**SOURCE EXCERPT:**
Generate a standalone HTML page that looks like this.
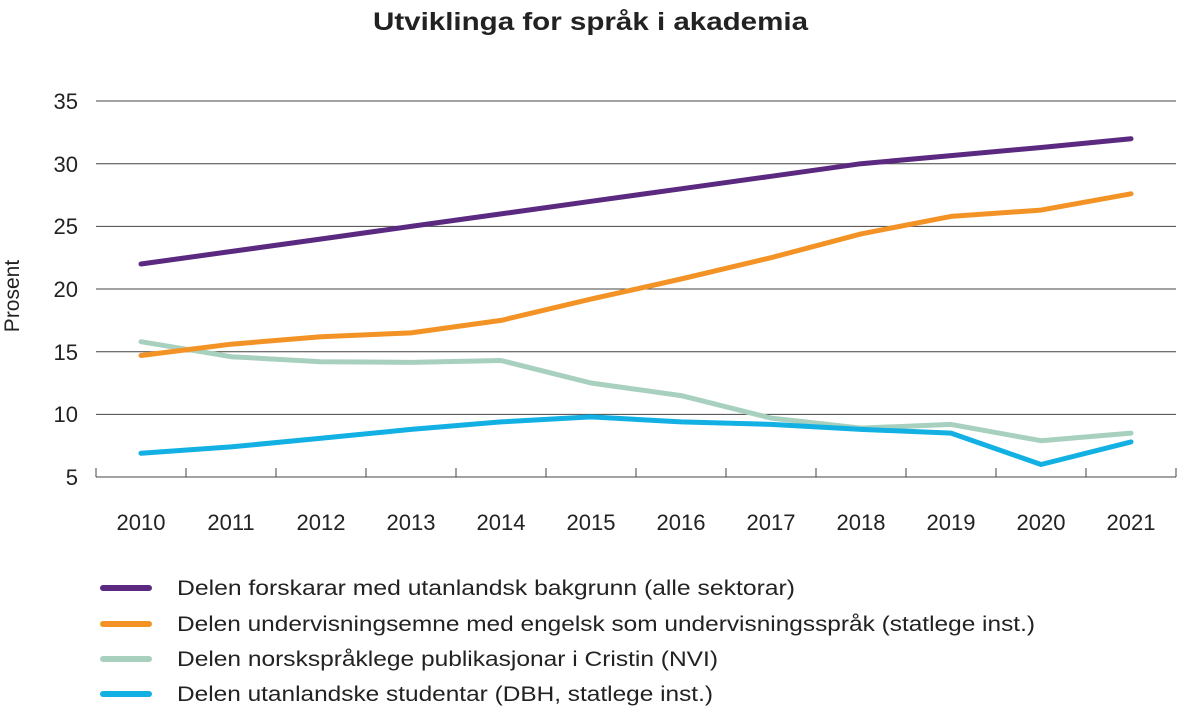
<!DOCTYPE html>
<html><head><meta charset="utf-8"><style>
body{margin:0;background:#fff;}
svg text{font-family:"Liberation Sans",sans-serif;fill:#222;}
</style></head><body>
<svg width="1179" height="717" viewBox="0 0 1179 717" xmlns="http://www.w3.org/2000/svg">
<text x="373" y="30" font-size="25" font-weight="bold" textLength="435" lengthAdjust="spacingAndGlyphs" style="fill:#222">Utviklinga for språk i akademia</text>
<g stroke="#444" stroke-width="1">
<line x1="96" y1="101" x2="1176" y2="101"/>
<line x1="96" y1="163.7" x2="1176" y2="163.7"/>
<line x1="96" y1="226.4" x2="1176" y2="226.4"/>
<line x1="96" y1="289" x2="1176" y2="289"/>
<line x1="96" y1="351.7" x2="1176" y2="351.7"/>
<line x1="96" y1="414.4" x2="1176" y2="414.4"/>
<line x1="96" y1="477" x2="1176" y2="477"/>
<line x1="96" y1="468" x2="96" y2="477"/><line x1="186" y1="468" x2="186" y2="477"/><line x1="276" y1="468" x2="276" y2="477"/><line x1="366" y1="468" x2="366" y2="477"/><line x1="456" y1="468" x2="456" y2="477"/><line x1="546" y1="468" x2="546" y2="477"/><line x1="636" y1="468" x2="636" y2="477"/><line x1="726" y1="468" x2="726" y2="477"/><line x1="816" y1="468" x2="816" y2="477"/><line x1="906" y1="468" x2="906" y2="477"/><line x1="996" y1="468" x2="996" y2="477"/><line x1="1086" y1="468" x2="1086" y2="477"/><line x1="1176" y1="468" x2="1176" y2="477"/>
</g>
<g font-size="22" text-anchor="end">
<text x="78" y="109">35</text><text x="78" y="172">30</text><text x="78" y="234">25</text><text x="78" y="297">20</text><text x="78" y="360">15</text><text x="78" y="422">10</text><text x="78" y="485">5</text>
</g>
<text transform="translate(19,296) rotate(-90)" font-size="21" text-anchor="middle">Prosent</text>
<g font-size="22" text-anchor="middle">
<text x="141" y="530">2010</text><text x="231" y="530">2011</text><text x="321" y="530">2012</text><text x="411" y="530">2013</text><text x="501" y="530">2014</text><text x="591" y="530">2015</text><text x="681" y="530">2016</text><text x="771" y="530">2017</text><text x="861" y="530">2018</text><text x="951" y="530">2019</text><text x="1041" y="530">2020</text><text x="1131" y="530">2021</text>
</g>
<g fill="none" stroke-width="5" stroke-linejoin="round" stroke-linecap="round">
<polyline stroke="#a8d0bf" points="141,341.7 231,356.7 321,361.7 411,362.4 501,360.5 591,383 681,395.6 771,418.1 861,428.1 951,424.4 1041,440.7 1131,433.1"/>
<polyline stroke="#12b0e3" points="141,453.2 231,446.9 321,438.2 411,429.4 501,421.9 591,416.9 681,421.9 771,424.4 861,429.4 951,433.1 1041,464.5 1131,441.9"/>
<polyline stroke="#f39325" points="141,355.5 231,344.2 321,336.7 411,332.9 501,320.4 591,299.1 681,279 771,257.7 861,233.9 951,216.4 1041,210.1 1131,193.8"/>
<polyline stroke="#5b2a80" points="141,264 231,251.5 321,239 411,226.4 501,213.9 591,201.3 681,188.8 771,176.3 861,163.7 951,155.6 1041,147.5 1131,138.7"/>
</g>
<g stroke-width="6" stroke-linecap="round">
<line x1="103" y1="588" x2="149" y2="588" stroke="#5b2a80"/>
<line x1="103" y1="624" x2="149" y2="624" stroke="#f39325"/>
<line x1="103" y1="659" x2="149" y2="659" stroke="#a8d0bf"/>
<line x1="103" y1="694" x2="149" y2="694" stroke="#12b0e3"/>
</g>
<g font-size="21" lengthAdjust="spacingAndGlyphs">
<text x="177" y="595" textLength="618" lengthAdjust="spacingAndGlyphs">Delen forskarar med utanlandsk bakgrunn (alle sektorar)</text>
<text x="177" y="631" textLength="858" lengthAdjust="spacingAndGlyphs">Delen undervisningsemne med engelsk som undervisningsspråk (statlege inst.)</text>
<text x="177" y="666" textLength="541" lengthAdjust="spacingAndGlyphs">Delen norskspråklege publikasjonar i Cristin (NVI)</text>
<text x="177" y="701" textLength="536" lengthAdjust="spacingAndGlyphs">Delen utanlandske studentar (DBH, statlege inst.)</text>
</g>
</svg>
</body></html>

**GOAL OF THE EXERCISE:**
Omit every picture, then repeat the remaining data exactly as it appears above.

**TASK SOLUTION:**
Generate a standalone HTML page that looks like this.
<!DOCTYPE html>
<html><head><meta charset="utf-8"><style>
body{margin:0;background:#fff;}
svg text{font-family:"Liberation Sans",sans-serif;fill:#222;}
</style></head><body>
<svg width="1179" height="717" viewBox="0 0 1179 717" xmlns="http://www.w3.org/2000/svg">
<text x="373" y="30" font-size="25" font-weight="bold" textLength="435" lengthAdjust="spacingAndGlyphs" style="fill:#222">Utviklinga for språk i akademia</text>
<g stroke="#444" stroke-width="1">
<line x1="96" y1="101" x2="1176" y2="101"/>
<line x1="96" y1="163.7" x2="1176" y2="163.7"/>
<line x1="96" y1="226.4" x2="1176" y2="226.4"/>
<line x1="96" y1="289" x2="1176" y2="289"/>
<line x1="96" y1="351.7" x2="1176" y2="351.7"/>
<line x1="96" y1="414.4" x2="1176" y2="414.4"/>
<line x1="96" y1="477" x2="1176" y2="477"/>
<line x1="96" y1="468" x2="96" y2="477"/><line x1="186" y1="468" x2="186" y2="477"/><line x1="276" y1="468" x2="276" y2="477"/><line x1="366" y1="468" x2="366" y2="477"/><line x1="456" y1="468" x2="456" y2="477"/><line x1="546" y1="468" x2="546" y2="477"/><line x1="636" y1="468" x2="636" y2="477"/><line x1="726" y1="468" x2="726" y2="477"/><line x1="816" y1="468" x2="816" y2="477"/><line x1="906" y1="468" x2="906" y2="477"/><line x1="996" y1="468" x2="996" y2="477"/><line x1="1086" y1="468" x2="1086" y2="477"/><line x1="1176" y1="468" x2="1176" y2="477"/>
</g>
<g font-size="22" text-anchor="end">
<text x="78" y="109">35</text><text x="78" y="172">30</text><text x="78" y="234">25</text><text x="78" y="297">20</text><text x="78" y="360">15</text><text x="78" y="422">10</text><text x="78" y="485">5</text>
</g>
<text transform="translate(19,296) rotate(-90)" font-size="21" text-anchor="middle">Prosent</text>
<g font-size="22" text-anchor="middle">
<text x="141" y="530">2010</text><text x="231" y="530">2011</text><text x="321" y="530">2012</text><text x="411" y="530">2013</text><text x="501" y="530">2014</text><text x="591" y="530">2015</text><text x="681" y="530">2016</text><text x="771" y="530">2017</text><text x="861" y="530">2018</text><text x="951" y="530">2019</text><text x="1041" y="530">2020</text><text x="1131" y="530">2021</text>
</g>
<g fill="none" stroke-width="5" stroke-linejoin="round" stroke-linecap="round">
<polyline stroke="#a8d0bf" points="141,341.7 231,356.7 321,361.7 411,362.4 501,360.5 591,383 681,395.6 771,418.1 861,428.1 951,424.4 1041,440.7 1131,433.1"/>
<polyline stroke="#12b0e3" points="141,453.2 231,446.9 321,438.2 411,429.4 501,421.9 591,416.9 681,421.9 771,424.4 861,429.4 951,433.1 1041,464.5 1131,441.9"/>
<polyline stroke="#f39325" points="141,355.5 231,344.2 321,336.7 411,332.9 501,320.4 591,299.1 681,279 771,257.7 861,233.9 951,216.4 1041,210.1 1131,193.8"/>
<polyline stroke="#5b2a80" points="141,264 231,251.5 321,239 411,226.4 501,213.9 591,201.3 681,188.8 771,176.3 861,163.7 951,155.6 1041,147.5 1131,138.7"/>
</g>
<g stroke-width="6" stroke-linecap="round">
<line x1="103" y1="588" x2="149" y2="588" stroke="#5b2a80"/>
<line x1="103" y1="624" x2="149" y2="624" stroke="#f39325"/>
<line x1="103" y1="659" x2="149" y2="659" stroke="#a8d0bf"/>
<line x1="103" y1="694" x2="149" y2="694" stroke="#12b0e3"/>
</g>
<g font-size="21" lengthAdjust="spacingAndGlyphs">
<text x="177" y="595" textLength="618" lengthAdjust="spacingAndGlyphs">Delen forskarar med utanlandsk bakgrunn (alle sektorar)</text>
<text x="177" y="631" textLength="858" lengthAdjust="spacingAndGlyphs">Delen undervisningsemne med engelsk som undervisningsspråk (statlege inst.)</text>
<text x="177" y="666" textLength="541" lengthAdjust="spacingAndGlyphs">Delen norskspråklege publikasjonar i Cristin (NVI)</text>
<text x="177" y="701" textLength="536" lengthAdjust="spacingAndGlyphs">Delen utanlandske studentar (DBH, statlege inst.)</text>
</g>
</svg>
</body></html>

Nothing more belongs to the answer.